The most common data problem in an organization or agency is not understanding data, but integrating multiple sources and platforms. Even in a small startup, the information is spread across countless systems, environments and spreadsheets, such as Google Analytics, Salesforce, Oracle, Google Spreadsheets, Microsoft Excel and many others. For a large (and for a small) organization, integrating all of this data into a single, centralized, environment–with proper access rights as well as permissions control–is more valuable than applying a machine learning algorithm to optimize only historical data, for example. There is a lot of inefficiency in the flow of information within a large organization, and inefficiency can be translated as time, resources and money being burned. Improving the general flow of information within a large organization creates more value than optimizing only a small sector.
In a large organization, you deal primarily with people, not machines and systems. It is people who make decisions based on what they see and their interpretation of the data, by applying a new super-sophisticated algorithm to a table with one billion records, the output must be simple enough to be understood by all and have enough value to change of habit of the person who will consume that information. In this sense, my experience with user interface and user experience has proven to be highly valuable, presenting well-constructed graphs, easy-to-understand control panels, and efficient applications, directly impacts how a person understands, evaluates, and recurrently uses a data science project.

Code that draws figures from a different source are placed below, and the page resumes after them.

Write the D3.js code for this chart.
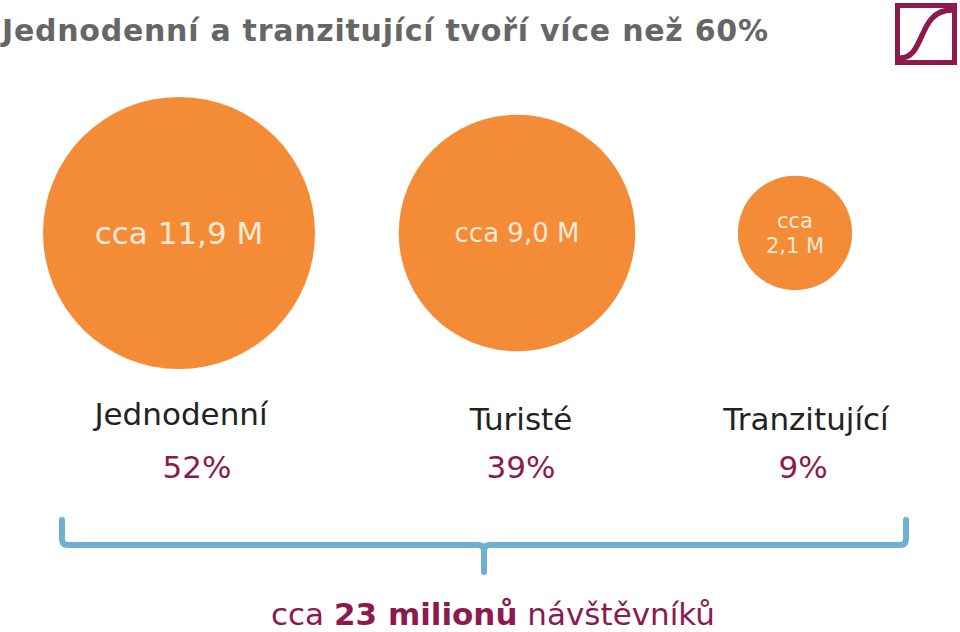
<!DOCTYPE html>
<html><head><meta charset="utf-8">
<script src="https://cdn.jsdelivr.net/npm/d3@7"></script>
<style>body{margin:0;background:#fff}svg{display:block}</style>
</head><body>
<svg id="c" width="960" height="632"></svg>
<script>
const categories = ["Jednodenní", "Turisté", "Tranzitující"];
const visitorsMillions = [11.9, 9.0, 2.1];
const valueLabels = [["cca 11,9 M"], ["cca 9,0 M"], ["cca", "2,1 M"]];
const shares = ["52%", "39%", "9%"];
const title = "Jednodenní a tranzitující tvoří více než 60%";

(function () {
const svg = d3.select("#c");
const font = "Verdana, 'DejaVu Sans', sans-serif";
const orange = "#f38b37", maroon = "#8c1a4f", blue = "#6eb0d2";

svg.append("text").attr("x", 2).attr("y", 41).attr("font-family", font)
  .attr("font-weight", "bold").attr("font-size", 30).attr("fill", "#666")
  .attr("textLength", 766).attr("lengthAdjust", "spacing")
  .text(title);

// logo
const logo = svg.append("g");
logo.append("rect").attr("x", 897.5).attr("y", 5.5).attr("width", 57).attr("height", 57)
  .attr("fill", "none").attr("stroke", maroon).attr("stroke-width", 5);
logo.append("path").attr("d", "M900,58 C926,58 917,10 952,10")
  .attr("fill", "none").attr("stroke", maroon).attr("stroke-width", 5.5);

const xpos = {"Jednodenní": 179, "Turisté": 517, "Tranzitující": 795};
const r = d3.scaleSqrt().domain([0, 11.9]).range([0, 136]);
const cy = 233;

const g = svg.selectAll("g.c").data(categories).join("g").attr("class", "c")
  .attr("transform", d => `translate(${xpos[d]},0)`);
g.append("circle").attr("cy", cy).attr("r", (d, i) => r(visitorsMillions[i])).attr("fill", orange);

const inSizes = [31, 26, 21];
g.each(function(d, i) {
  const lines = valueLabels[i];
  const fs = inSizes[i];
  const lh = fs * 1.2;
  const t = d3.select(this).append("text").attr("text-anchor", "middle")
    .attr("font-family", font).attr("font-size", fs).attr("fill", "#fde9d6");
  lines.forEach((l, k) => {
    t.append("tspan").attr("x", 0)
      .attr("y", cy + fs * 0.36 + (k - (lines.length - 1) / 2) * lh).text(l);
  });
});

const catX = [181, 521, 806];
const pctX = [197, 521, 803];
svg.selectAll("text.cat").data(categories).join("text").attr("class", "cat")
  .attr("x", (d, i) => catX[i]).attr("y", (d, i) => i === 0 ? 425 : 430)
  .attr("text-anchor", "middle").attr("font-family", font).attr("font-size", 31)
  .attr("fill", "#222").text(d => d);
svg.selectAll("text.pct").data(shares).join("text").attr("class", "pct")
  .attr("x", (d, i) => pctX[i]).attr("y", 478)
  .attr("text-anchor", "middle").attr("font-family", font).attr("font-size", 31)
  .attr("fill", maroon).text(d => d);

// bracket
const bx0 = 62, bx1 = 906, bm = 484, bTop = 520, mid = 545, bot = 572, rr = 6;
svg.append("path").attr("d",
  `M${bx0},${bTop} V${mid - rr} Q${bx0},${mid} ${bx0 + rr},${mid} H${bm - rr} Q${bm},${mid} ${bm},${mid + rr} V${bot}
   M${bm},${mid + rr} Q${bm},${mid} ${bm + rr},${mid} H${bx1 - rr} Q${bx1},${mid} ${bx1},${mid - rr} V${bTop}`)
  .attr("fill", "none").attr("stroke", blue).attr("stroke-width", 6).attr("stroke-linecap", "round");

const tot = svg.append("text").attr("x", 493).attr("y", 625).attr("text-anchor", "middle")
  .attr("font-family", font).attr("font-size", 31).attr("fill", maroon);
tot.append("tspan").text("cca ");
tot.append("tspan").attr("font-weight", "bold").text("23 milionů");
tot.append("tspan").text(" návštěvníků");
})();
</script>
</body></html>
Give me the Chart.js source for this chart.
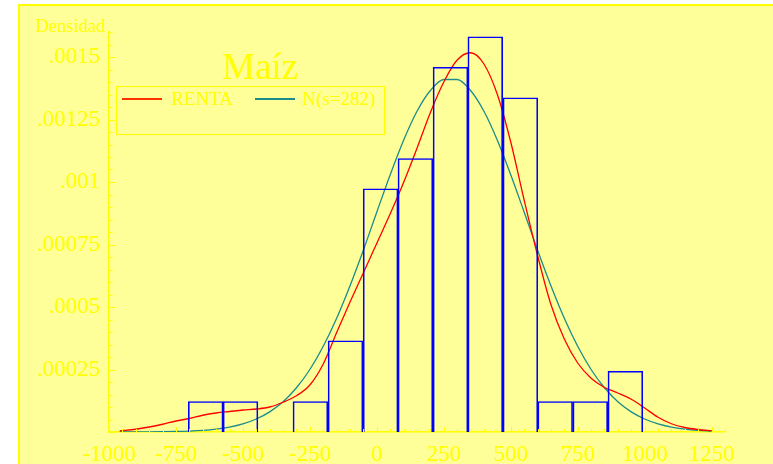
<!DOCTYPE html>
<html><head><meta charset="utf-8">
<script src="https://cdn.jsdelivr.net/npm/chart.js@4/dist/chart.umd.min.js"></script>
<style>
html,body{margin:0;padding:0;background:#fff;width:773px;height:464px;overflow:hidden;}
#frame{position:absolute;left:18px;top:3.5px;width:820px;height:520px;background:#FFFF99;border:2px solid #FFFF00;box-sizing:border-box;}
#wrap{position:absolute;left:0;top:0;width:773px;height:464px;}
.t{position:absolute;color:#FFFF00;font-family:"Liberation Serif","Times New Roman",serif;line-height:1;white-space:nowrap;}
.ln{position:absolute;height:1.5px;}
</style></head><body>
<div id="frame"></div>
<div id="wrap"><canvas id="c" width="773" height="464"></canvas></div>
<div class="t" style="left:0;width:105px;text-align:right;top:16.8px;font-size:18.5px;">Densidad</div>
<div class="t" style="left:222px;top:48.3px;font-size:37px;">Maíz</div>
<div style="position:absolute;left:116px;top:86px;width:269px;height:49px;border:1px solid #FFFF00;box-sizing:border-box;"></div>
<div class="ln" style="left:122px;top:98px;width:40px;background:#FF3300;"></div>
<div class="t" style="left:171px;top:89.1px;font-size:19px;">RENTA</div>
<div class="ln" style="left:255px;top:98px;width:40px;background:#1a8c8c;"></div>
<div class="t" style="left:302px;top:89.1px;font-size:19px;">N(s=282)</div>
<script>
const binCenters = [-639,-509,-378,-248,-117,14,144,275,405,536,666,797,928];
const binDensity = [0.000122,0.000122,null,0.000122,0.000365,0.000973,0.001094,0.001459,0.001581,0.001337,0.000122,0.000122,0.000243];
const curveX = [-960,-900,-850,-800,-750,-700,-650,-600,-550,-500,-450,-400,-350,-300,-250,-200,-150,-100,-50,
  0,50,100,150,200,250,300,350,400,450,500,550,600,650,700,750,800,850,900,950,1000,1050,1100,1150,1200,1250];
const rentaDensity = [0.000004,0.000011,0.000020,0.000031,0.000044,0.000054,0.000067,0.000076,0.000082,0.000088,0.000092,0.000100,0.000119,0.000145,0.000188,0.000272,0.000398,0.000520,0.000637,
  0.000755,0.000873,0.000998,0.001135,0.001278,0.001400,0.001488,0.001517,0.001472,0.001350,0.001160,0.000928,0.000707,0.000510,0.000372,0.000276,0.000215,0.000178,0.000156,0.000131,0.000096,0.000059,0.000033,0.000018,0.000010,0.000005];
const normalDensity = [0.0000001,0.0000002,0.0000005,0.000001,0.000002,0.0000036,0.0000065,0.0000115,0.0000196,0.0000324,0.0000519,0.0000806,0.000121,0.000177,0.00025,0.000343,0.000455,0.000585,0.000728,
  0.00088,0.001029,0.001167,0.001283,0.001366,0.00141,0.00141,0.001366,0.001283,0.001167,0.001029,0.00088,0.000728,0.000585,0.000455,0.000343,0.00025,0.000177,0.000121,0.0000806,0.0000519,0.0000324,0.0000196,0.0000115,0.0000065,0.0000036];
const xTickValues = [-1000,-750,-500,-250,0,250,500,750,1000,1250];
const xTickLabels = ['-1000','-750','-500','-250','0','250','500','750','1000','1250'];
const yTickValues = [0.00025,0.0005,0.00075,0.001,0.00125,0.0015];
const yTickLabels = ['.00025','.0005','.00075','.001','.00125','.0015'];

const tickPlugin = {
  id:'minorTicks',
  afterDraw(chart){
    const {ctx, chartArea:a, scales:{x,y}} = chart;
    ctx.save();
    ctx.strokeStyle='#FFFF00'; ctx.lineWidth=1;
    ctx.beginPath();
    for(let k=0;k<=46;k++){
      const v=-1000+50*k;
      const px=Math.round(x.getPixelForValue(v))+0.5;
      const len=(k%5===0)?5:3;
      ctx.moveTo(px,a.bottom); ctx.lineTo(px,a.bottom-len);
    }
    for(let k=0;k<=32;k++){
      const py=Math.round(y.getPixelForValue(k*0.00005))+0.5;
      const len=(k%5===0)?6:3.5;
      ctx.moveTo(a.left,py); ctx.lineTo(a.left+len,py);
    }
    ctx.stroke();
    ctx.restore();
  }
};

const font = {family:'"Liberation Serif", "Times New Roman", serif', size:23};
new Chart(document.getElementById('c'), {
  type:'bar',
  data:{
    datasets:[
      {type:'line', label:'RENTA', data:curveX.map((x,i)=>({x, y:rentaDensity[i]})), borderColor:'#FF0000', borderWidth:1.3, pointRadius:0, fill:false, cubicInterpolationMode:'monotone', order:2},
      {type:'line', label:'N(s=282)', data:curveX.map((x,i)=>({x, y:normalDensity[i]})), borderColor:'#1a8c8c', borderWidth:1.3, pointRadius:0, fill:false, cubicInterpolationMode:'monotone', order:3},
      {type:'bar', label:'hist', data:binCenters.map((x,i)=>({x, y:binDensity[i]})), borderColor:'#0000FF', backgroundColor:'rgba(0,0,0,0)', borderWidth:1, barPercentage:1, categoryPercentage:1, order:1}
    ]
  },
  options:{
    responsive:false, animation:false, devicePixelRatio:1,
    layout:{padding:{left:0,right:48,top:32,bottom:0}},
    plugins:{legend:{display:false}, tooltip:{enabled:false}, title:{display:false}},
    scales:{
      x:{type:'linear', min:-1000, max:1300, offset:false,
        grid:{display:false, drawTicks:false, offset:false},
        border:{display:true, color:'#FFFF00', width:1.5},
        afterBuildTicks:(s)=>{ s.ticks = xTickValues.map(v=>({value:v})); },
        ticks:{autoSkip:false, maxRotation:0, minRotation:0, padding:9, color:'#FFFF00', font,
          callback:(v,i)=>xTickLabels[i]},
        afterFit:(s)=>{s.height=32;}
      },
      y:{type:'linear', min:0, max:0.0016,
        grid:{display:false, drawTicks:false},
        border:{display:true, color:'#FFFF00', width:1.5},
        afterBuildTicks:(s)=>{ s.ticks = yTickValues.map(v=>({value:v})); },
        ticks:{autoSkip:false, padding:9, color:'#FFFF00', font,
          callback:(v,i)=>yTickLabels[i]},
        afterFit:(s)=>{s.width=109;}
      }
    }
  },
  plugins:[tickPlugin]
});
</script>
</body></html>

I learned much more about the success of data science projects by making software for the masses and reading on psychology and cognitive sciences, than by studying data science itself. Implementing a new data ecosystem in an organization, for example by integrating 28 data sources and 1 trillion records containing 10 years of historical information, is a big lift for anyone, but I would say that this is as big an effort as it is to make a small group,even if it is just a dozen people,with different professional backgrounds, quit their old habits, spreadsheets, emails, and move to a new workflow in a tool they have never seen. There is always the "but it was working", and “that’s the way we have always done it”, the challenge is to show that the new way will bring more productivity and precision to the team, freeing time from the staff to deal with other activities that an automated system still cannot do.

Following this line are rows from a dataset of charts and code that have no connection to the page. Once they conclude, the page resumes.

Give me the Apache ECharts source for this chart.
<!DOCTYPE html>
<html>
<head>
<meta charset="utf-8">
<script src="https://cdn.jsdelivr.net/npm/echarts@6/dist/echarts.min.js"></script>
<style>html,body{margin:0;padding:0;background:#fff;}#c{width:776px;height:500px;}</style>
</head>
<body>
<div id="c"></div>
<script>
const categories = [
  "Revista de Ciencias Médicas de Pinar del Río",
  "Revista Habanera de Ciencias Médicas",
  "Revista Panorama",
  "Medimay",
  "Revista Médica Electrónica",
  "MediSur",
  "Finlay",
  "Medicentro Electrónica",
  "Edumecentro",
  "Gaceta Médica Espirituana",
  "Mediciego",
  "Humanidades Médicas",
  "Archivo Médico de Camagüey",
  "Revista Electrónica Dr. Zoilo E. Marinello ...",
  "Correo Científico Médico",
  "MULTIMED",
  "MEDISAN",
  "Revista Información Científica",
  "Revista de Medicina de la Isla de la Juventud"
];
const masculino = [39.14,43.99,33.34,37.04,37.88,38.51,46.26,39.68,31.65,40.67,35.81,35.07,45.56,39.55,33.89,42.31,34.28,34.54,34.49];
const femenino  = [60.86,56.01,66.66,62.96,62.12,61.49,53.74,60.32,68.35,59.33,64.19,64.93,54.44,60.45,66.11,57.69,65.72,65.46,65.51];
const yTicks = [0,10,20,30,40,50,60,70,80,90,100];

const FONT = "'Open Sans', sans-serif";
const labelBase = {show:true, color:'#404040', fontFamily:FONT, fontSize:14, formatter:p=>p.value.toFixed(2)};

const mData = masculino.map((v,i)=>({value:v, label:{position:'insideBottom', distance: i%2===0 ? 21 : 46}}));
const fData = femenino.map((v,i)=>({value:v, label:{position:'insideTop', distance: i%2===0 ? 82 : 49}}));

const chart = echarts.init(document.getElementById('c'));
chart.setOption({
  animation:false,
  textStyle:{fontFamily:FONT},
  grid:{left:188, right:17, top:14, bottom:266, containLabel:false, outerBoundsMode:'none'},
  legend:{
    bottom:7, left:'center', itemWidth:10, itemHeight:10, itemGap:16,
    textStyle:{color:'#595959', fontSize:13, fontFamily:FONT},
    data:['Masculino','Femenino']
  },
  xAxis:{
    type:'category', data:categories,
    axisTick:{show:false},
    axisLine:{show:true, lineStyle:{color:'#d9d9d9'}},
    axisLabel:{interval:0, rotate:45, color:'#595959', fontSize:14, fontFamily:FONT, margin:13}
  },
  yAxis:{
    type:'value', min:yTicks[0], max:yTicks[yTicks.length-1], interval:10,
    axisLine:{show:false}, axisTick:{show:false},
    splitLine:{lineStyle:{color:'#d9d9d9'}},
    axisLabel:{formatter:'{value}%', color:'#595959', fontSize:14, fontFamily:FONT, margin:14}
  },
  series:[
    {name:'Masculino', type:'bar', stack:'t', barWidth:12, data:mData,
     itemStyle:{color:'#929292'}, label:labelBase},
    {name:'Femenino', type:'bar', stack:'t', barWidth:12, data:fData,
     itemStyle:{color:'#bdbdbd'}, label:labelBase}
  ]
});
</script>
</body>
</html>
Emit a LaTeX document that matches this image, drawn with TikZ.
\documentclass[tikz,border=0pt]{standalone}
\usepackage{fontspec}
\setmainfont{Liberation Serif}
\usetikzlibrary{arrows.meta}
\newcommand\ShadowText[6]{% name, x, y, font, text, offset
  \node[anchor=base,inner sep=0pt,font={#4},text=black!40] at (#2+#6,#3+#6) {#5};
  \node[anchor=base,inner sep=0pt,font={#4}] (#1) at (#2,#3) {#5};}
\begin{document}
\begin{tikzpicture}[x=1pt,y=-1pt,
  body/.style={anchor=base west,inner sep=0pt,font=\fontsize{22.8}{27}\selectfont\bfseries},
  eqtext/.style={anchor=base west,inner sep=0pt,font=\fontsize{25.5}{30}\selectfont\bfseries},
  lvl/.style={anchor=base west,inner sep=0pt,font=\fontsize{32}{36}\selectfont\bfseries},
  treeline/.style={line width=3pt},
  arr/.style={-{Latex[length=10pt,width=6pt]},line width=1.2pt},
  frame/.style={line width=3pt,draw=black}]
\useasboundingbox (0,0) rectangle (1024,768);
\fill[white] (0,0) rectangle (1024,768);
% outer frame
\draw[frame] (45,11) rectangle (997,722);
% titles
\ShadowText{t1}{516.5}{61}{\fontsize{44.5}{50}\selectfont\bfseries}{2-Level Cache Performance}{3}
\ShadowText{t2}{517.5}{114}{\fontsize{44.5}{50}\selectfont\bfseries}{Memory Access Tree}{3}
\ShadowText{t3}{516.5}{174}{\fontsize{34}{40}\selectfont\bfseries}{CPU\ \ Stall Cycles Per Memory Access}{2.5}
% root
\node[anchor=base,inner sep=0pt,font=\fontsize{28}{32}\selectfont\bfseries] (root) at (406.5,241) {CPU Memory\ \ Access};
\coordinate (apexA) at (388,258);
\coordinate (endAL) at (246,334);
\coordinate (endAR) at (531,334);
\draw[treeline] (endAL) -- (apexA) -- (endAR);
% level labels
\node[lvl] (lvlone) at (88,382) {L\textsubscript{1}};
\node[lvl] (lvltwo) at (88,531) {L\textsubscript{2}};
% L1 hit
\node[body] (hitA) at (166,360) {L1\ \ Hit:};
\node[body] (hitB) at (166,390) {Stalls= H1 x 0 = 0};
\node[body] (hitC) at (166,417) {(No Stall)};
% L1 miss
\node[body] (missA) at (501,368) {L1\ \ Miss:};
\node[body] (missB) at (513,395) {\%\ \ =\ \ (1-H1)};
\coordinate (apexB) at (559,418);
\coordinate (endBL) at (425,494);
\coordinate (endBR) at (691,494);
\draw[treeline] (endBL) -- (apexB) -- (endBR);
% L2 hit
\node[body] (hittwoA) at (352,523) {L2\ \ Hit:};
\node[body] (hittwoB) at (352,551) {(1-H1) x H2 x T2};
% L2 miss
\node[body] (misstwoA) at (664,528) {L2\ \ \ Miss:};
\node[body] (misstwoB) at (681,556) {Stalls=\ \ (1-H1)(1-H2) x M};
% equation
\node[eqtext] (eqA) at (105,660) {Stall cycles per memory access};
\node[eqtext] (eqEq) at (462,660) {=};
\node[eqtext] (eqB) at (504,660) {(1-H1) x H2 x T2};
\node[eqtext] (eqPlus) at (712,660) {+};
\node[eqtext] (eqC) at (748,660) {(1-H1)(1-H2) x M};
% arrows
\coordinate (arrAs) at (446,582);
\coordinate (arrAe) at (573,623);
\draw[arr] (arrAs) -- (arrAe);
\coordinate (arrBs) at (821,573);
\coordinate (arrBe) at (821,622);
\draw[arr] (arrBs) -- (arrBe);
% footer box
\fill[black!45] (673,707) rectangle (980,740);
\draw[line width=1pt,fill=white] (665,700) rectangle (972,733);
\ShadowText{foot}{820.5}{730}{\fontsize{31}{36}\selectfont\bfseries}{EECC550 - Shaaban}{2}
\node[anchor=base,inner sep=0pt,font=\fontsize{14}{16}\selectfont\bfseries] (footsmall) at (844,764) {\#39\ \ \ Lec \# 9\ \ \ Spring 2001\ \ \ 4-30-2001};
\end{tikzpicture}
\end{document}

All of the human challenges involved in a used car sale are also involved in implementing a data science project. People have habits, preferences, power play, sympathy or antipathy and everything else that defines human relationships since we decided to get down from the trees and organize ourselves into groups. Understanding this fundamental aspect of business development can help you to be much more successful in your next projects, whether they be data science or lemonade sales.